▶ **Exercise brief**
Please write out the lines of the data exactly, beginning with the first and ending with the line containing "const y = d3.scaleLinear().domain([30, 65]).range([398, 35])"; leave the pictures behind.

▶ **Provided data**
— Begin —
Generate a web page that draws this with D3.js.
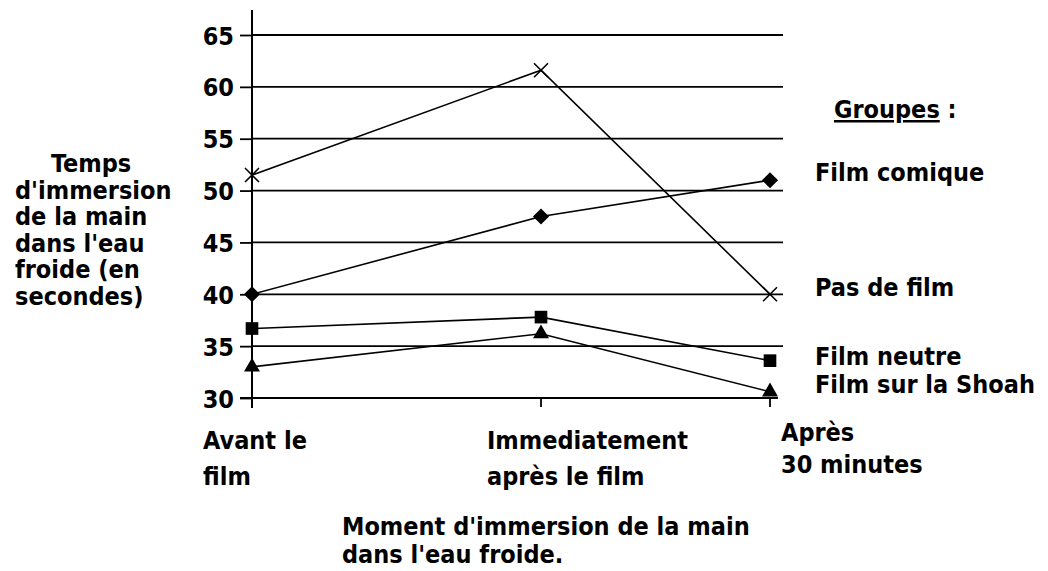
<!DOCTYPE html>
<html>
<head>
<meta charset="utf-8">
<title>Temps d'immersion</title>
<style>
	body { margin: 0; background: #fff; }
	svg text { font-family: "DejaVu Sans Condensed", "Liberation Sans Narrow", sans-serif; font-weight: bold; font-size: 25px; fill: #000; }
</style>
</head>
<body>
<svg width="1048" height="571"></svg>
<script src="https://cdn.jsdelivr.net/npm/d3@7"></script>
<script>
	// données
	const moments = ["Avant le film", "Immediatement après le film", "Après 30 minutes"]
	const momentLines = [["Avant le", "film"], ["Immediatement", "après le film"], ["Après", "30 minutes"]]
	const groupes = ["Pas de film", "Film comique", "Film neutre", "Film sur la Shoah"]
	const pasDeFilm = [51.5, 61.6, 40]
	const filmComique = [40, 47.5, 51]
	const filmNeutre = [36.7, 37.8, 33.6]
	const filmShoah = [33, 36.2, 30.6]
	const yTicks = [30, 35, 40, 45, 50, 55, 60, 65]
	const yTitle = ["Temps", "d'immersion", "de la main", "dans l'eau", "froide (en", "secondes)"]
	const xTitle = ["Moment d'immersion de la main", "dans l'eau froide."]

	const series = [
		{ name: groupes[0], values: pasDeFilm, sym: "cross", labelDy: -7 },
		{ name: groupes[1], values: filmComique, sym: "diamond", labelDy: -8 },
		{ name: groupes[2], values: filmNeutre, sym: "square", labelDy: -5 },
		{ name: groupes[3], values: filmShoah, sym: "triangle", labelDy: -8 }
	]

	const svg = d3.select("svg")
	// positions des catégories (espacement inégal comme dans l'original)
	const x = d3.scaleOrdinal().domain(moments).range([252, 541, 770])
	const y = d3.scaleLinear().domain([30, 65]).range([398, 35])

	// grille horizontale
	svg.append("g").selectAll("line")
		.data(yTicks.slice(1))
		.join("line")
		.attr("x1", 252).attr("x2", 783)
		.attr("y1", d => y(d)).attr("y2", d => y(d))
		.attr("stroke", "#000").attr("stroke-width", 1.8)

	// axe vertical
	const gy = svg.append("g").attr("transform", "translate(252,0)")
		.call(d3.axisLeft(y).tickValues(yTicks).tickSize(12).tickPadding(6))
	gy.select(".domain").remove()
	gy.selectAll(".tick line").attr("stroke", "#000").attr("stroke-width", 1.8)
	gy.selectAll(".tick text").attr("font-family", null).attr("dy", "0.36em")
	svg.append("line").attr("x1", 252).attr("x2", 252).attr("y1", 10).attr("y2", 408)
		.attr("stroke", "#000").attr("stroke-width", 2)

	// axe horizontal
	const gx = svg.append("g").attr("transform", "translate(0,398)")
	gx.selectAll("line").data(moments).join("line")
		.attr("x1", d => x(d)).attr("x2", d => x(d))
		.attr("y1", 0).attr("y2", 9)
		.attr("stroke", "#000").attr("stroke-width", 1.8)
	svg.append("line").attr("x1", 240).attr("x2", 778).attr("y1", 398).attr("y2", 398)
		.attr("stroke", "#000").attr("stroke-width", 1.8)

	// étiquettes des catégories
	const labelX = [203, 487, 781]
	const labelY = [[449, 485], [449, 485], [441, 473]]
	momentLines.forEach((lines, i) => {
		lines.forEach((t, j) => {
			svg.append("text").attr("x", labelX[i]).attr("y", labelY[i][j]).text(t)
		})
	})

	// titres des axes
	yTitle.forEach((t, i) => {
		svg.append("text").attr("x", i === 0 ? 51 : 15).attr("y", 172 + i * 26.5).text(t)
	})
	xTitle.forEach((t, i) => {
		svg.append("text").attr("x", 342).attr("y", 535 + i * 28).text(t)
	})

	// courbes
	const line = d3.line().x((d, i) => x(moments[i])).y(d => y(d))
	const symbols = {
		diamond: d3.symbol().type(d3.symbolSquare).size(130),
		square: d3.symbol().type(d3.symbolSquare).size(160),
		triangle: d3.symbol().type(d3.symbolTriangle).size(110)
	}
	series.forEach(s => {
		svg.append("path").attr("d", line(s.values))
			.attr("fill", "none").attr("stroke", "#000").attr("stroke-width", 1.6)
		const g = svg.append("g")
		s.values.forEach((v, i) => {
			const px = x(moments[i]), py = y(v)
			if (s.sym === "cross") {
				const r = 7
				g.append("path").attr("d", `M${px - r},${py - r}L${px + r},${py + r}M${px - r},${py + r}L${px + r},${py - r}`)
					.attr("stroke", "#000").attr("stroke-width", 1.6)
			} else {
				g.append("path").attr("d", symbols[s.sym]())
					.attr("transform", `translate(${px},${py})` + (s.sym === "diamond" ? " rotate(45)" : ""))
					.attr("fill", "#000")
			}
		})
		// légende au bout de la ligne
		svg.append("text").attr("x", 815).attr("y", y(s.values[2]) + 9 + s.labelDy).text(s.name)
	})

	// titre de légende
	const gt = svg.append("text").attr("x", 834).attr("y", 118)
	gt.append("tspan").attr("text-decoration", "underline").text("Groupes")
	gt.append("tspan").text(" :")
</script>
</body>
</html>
— End —
▶ **Correct output**
Generate a web page that draws this with D3.js.
<!DOCTYPE html>
<html>
<head>
<meta charset="utf-8">
<title>Temps d'immersion</title>
<style>
	body { margin: 0; background: #fff; }
	svg text { font-family: "DejaVu Sans Condensed", "Liberation Sans Narrow", sans-serif; font-weight: bold; font-size: 25px; fill: #000; }
</style>
</head>
<body>
<svg width="1048" height="571"></svg>
<script src="https://cdn.jsdelivr.net/npm/d3@7"></script>
<script>
	// données
	const moments = ["Avant le film", "Immediatement après le film", "Après 30 minutes"]
	const momentLines = [["Avant le", "film"], ["Immediatement", "après le film"], ["Après", "30 minutes"]]
	const groupes = ["Pas de film", "Film comique", "Film neutre", "Film sur la Shoah"]
	const pasDeFilm = [51.5, 61.6, 40]
	const filmComique = [40, 47.5, 51]
	const filmNeutre = [36.7, 37.8, 33.6]
	const filmShoah = [33, 36.2, 30.6]
	const yTicks = [30, 35, 40, 45, 50, 55, 60, 65]
	const yTitle = ["Temps", "d'immersion", "de la main", "dans l'eau", "froide (en", "secondes)"]
	const xTitle = ["Moment d'immersion de la main", "dans l'eau froide."]

	const series = [
		{ name: groupes[0], values: pasDeFilm, sym: "cross", labelDy: -7 },
		{ name: groupes[1], values: filmComique, sym: "diamond", labelDy: -8 },
		{ name: groupes[2], values: filmNeutre, sym: "square", labelDy: -5 },
		{ name: groupes[3], values: filmShoah, sym: "triangle", labelDy: -8 }
	]

	const svg = d3.select("svg")
	// positions des catégories (espacement inégal comme dans l'original)
	const x = d3.scaleOrdinal().domain(moments).range([252, 541, 770])
	const y = d3.scaleLinear().domain([30, 65]).range([398, 35])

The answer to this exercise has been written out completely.